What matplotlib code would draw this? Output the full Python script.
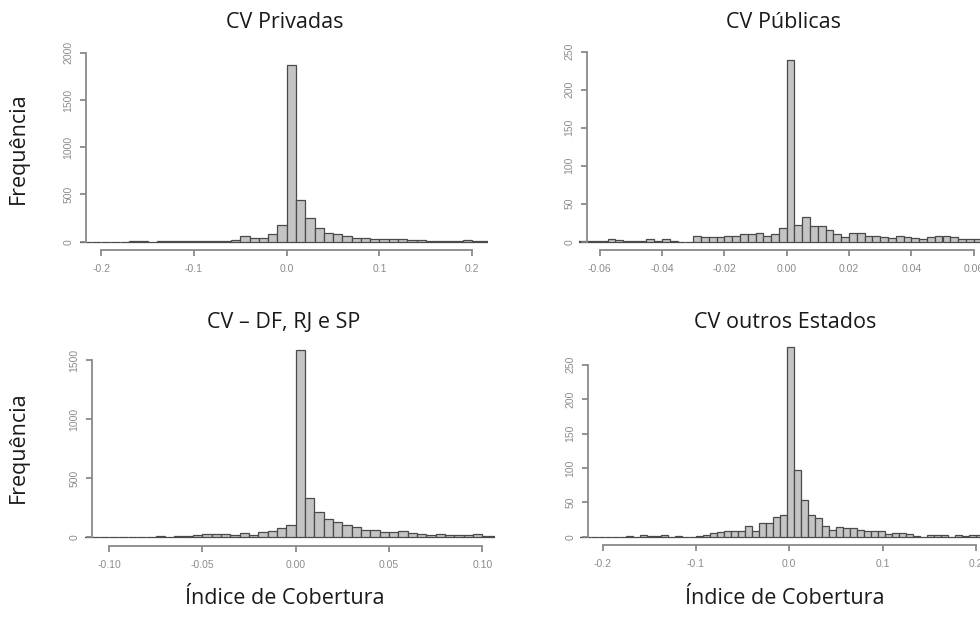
import numpy as np
import matplotlib
matplotlib.use("Agg")
import matplotlib.pyplot as plt

# ---------------- data ----------------
titles = ["CV Privadas", "CV Públicas", "CV – DF, RJ e SP", "CV outros Estados"]
ylabel = "Frequência"
xlabel = "Índice de Cobertura"

# CV Privadas: bins of width 0.01, first left edge -0.23
priv_start, priv_width = -0.23, 0.01
priv_counts = [0, 0, 0, 0, 0, 0, 5, 5, 0, 3, 3, 3, 5, 10, 5, 8, 12, 20, 60, 42, 39, 85,
               173, 1870, 441, 254, 141, 95, 85, 60, 39, 39, 32, 32, 30, 25, 22, 18, 12,
               10, 10, 8, 14, 5, 4]

# CV Públicas: bins of width 0.0025, first left edge -0.0675
pub_start, pub_width = -0.0675, 0.0025
pub_counts = [1, 1, 1, 1, 3, 2, 1, 1, 1, 3, 1, 4, 1, 0, 0, 7, 6, 6, 6, 7, 7, 10, 10, 11,
              8, 10, 18, 239, 22, 33, 21, 21, 15, 10, 6, 11, 11, 7, 8, 6, 5, 8, 6, 5, 3,
              6, 7, 7, 6, 3, 4, 3, 2]

# CV – DF, RJ e SP: bins of width 0.005, first left edge -0.115
dfrs_start, dfrs_width = -0.115, 0.005
dfrs_counts = [0, 0, 1, 1, 2, 3, 5, 5, 8, 5, 8, 14, 17, 31, 25, 25, 17, 33, 17, 47, 53,
               81, 103, 1585, 335, 215, 151, 131, 103, 84, 61, 61, 47, 47, 50, 33, 28, 22,
               31, 17, 17, 20, 28, 14, 15]

# CV outros Estados: bins of width 0.0075, first left edge -0.2275
out_start, out_width = -0.2275, 0.0075
out_counts = [0, 0, 0, 0, 0, 0, 0, 1, 0, 2, 1, 1, 2, 0, 1, 0, 0, 1, 2, 6, 7, 8, 8, 8, 16,
              9, 20, 20, 29, 32, 276, 97, 53, 32, 27, 16, 10, 14, 13, 12, 10, 9, 9, 8, 4,
              5, 6, 4, 1, 0, 2, 2, 2, 0, 2, 1, 2, 2, 1, 1]

xticks = [
    ([-0.2, -0.1, 0.0, 0.1, 0.2], ["-0.2", "-0.1", "0.0", "0.1", "0.2"]),
    ([-0.06, -0.04, -0.02, 0.0, 0.02, 0.04, 0.06], ["-0.06", "-0.04", "-0.02", "0.00", "0.02", "0.04", "0.06"]),
    ([-0.10, -0.05, 0.0, 0.05, 0.10], ["-0.10", "-0.05", "0.00", "0.05", "0.10"]),
    ([-0.2, -0.1, 0.0, 0.1, 0.2], ["-0.2", "-0.1", "0.0", "0.1", "0.2"]),
]
yticks = [
    [0, 500, 1000, 1500, 2000],
    [0, 50, 100, 150, 200, 250],
    [0, 500, 1000, 1500],
    [0, 50, 100, 150, 200, 250],
]

# ---------------- layout (pixel based) ----------------
W, H = 980, 630
fig = plt.figure(figsize=(W / 100, H / 100), dpi=100)

# x pixel of 0, px per unit, xlim, y pixel of 0, px per unit, ytop, yaxis pixel x, xaxis pixel y
layout = [
    (286.7, 927.5, (-0.2226, 0.217), 241.7, 0.0945, 2050, 85.7, 250.0),
    (786.7, 3116.0, (-0.0665, 0.0665), 241.7, 0.760, 262, 586.7, 250.0),
    (295.7, 1867.0, (-0.1129, 0.1067), 537.3, 0.1182, 1620, 91.7, 546.0),
    (789.3, 933.0, (-0.2245, 0.2245), 536.7, 0.688, 286, 587.7, 545.0),
]
data = [
    (priv_start, priv_width, priv_counts),
    (pub_start, pub_width, pub_counts),
    (dfrs_start, dfrs_width, dfrs_counts),
    (out_start, out_width, out_counts),
]

axis_col = "#8a8a8a"
tick_col = "#808080"
bar_face = "#c4c4c4"
bar_edge = "#4a4a4a"
pad_px = 3.0  # a little room below zero so the zero-height bars show as baseline

for i in range(4):
    x0, xs, xlim, y0, ys, ytop, yax_px, xax_px = layout[i]
    left = x0 + xlim[0] * xs
    right = x0 + xlim[1] * xs
    top = y0 - ytop * ys
    bottom = y0 + pad_px
    ybot = -pad_px / ys
    ax = fig.add_axes([left / W, 1 - bottom / H, (right - left) / W, (bottom - top) / H])
    start, width, counts = data[i]
    edges = start + width * np.arange(len(counts))
    ax.bar(edges, counts, width=width, align="edge", color=bar_face,
           edgecolor=bar_edge, linewidth=0.9, clip_on=True)
    ax.set_xlim(*xlim)
    ax.set_ylim(ybot, ytop)
    ax.patch.set_visible(False)
    for s in ["top", "right"]:
        ax.spines[s].set_visible(False)
    ax.spines["left"].set_position(("data", (yax_px - x0) / xs))
    ax.spines["left"].set_bounds(yticks[i][0], yticks[i][-1])
    ax.spines["bottom"].set_position(("outward", (xax_px - bottom) * 0.72))
    ax.spines["bottom"].set_bounds(xticks[i][0][0], xticks[i][0][-1])
    for s in ["left", "bottom"]:
        ax.spines[s].set_color(axis_col)
        ax.spines[s].set_linewidth(1.3)
    ax.set_xticks(xticks[i][0])
    ax.set_xticklabels(xticks[i][1])
    ax.set_yticks(yticks[i])
    ax.set_yticklabels([str(v) for v in yticks[i]], rotation=90, va="center")
    ax.tick_params(axis="both", colors=tick_col, labelcolor="#8c8c8c", labelsize=7.5,
                   length=4, width=1.2, direction="out")
    ax.tick_params(axis="x", pad=6)
    ax.tick_params(axis="y", pad=5)
    for lab in ax.get_xticklabels() + ax.get_yticklabels():
        lab.set_family("Liberation Sans")

title_font = dict(family="Open Sans", fontsize=15.5, color="#1a1a1a")
fig.text(285 / W, 1 - 22 / H, titles[0], ha="center", va="center", **title_font)
fig.text(783 / W, 1 - 22 / H, titles[1], ha="center", va="center", **title_font)
fig.text(284 / W, 1 - 322 / H, titles[2], ha="center", va="center", **title_font)
fig.text(785 / W, 1 - 322 / H, titles[3], ha="center", va="center", **title_font)
fig.text(18 / W, 1 - 148 / H, ylabel, rotation=90, ha="center", va="center", **title_font)
fig.text(18 / W, 1 - 447 / H, ylabel, rotation=90, ha="center", va="center", **title_font)
fig.text(285 / W, 1 - 598 / H, xlabel, ha="center", va="center", **title_font)
fig.text(785 / W, 1 - 598 / H, xlabel, ha="center", va="center", **title_font)

fig.savefig("out.png", dpi=100, facecolor="white")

**Task to complete**
Take the material above from its first line through the line holding "31, 17, 17, 20, 28, 14, 15]" and set it down exactly, without the pictures.

**Output**
What matplotlib code would draw this? Output the full Python script.
import numpy as np
import matplotlib
matplotlib.use("Agg")
import matplotlib.pyplot as plt

# ---------------- data ----------------
titles = ["CV Privadas", "CV Públicas", "CV – DF, RJ e SP", "CV outros Estados"]
ylabel = "Frequência"
xlabel = "Índice de Cobertura"

# CV Privadas: bins of width 0.01, first left edge -0.23
priv_start, priv_width = -0.23, 0.01
priv_counts = [0, 0, 0, 0, 0, 0, 5, 5, 0, 3, 3, 3, 5, 10, 5, 8, 12, 20, 60, 42, 39, 85,
               173, 1870, 441, 254, 141, 95, 85, 60, 39, 39, 32, 32, 30, 25, 22, 18, 12,
               10, 10, 8, 14, 5, 4]

# CV Públicas: bins of width 0.0025, first left edge -0.0675
pub_start, pub_width = -0.0675, 0.0025
pub_counts = [1, 1, 1, 1, 3, 2, 1, 1, 1, 3, 1, 4, 1, 0, 0, 7, 6, 6, 6, 7, 7, 10, 10, 11,
              8, 10, 18, 239, 22, 33, 21, 21, 15, 10, 6, 11, 11, 7, 8, 6, 5, 8, 6, 5, 3,
              6, 7, 7, 6, 3, 4, 3, 2]

# CV – DF, RJ e SP: bins of width 0.005, first left edge -0.115
dfrs_start, dfrs_width = -0.115, 0.005
dfrs_counts = [0, 0, 1, 1, 2, 3, 5, 5, 8, 5, 8, 14, 17, 31, 25, 25, 17, 33, 17, 47, 53,
               81, 103, 1585, 335, 215, 151, 131, 103, 84, 61, 61, 47, 47, 50, 33, 28, 22,
               31, 17, 17, 20, 28, 14, 15]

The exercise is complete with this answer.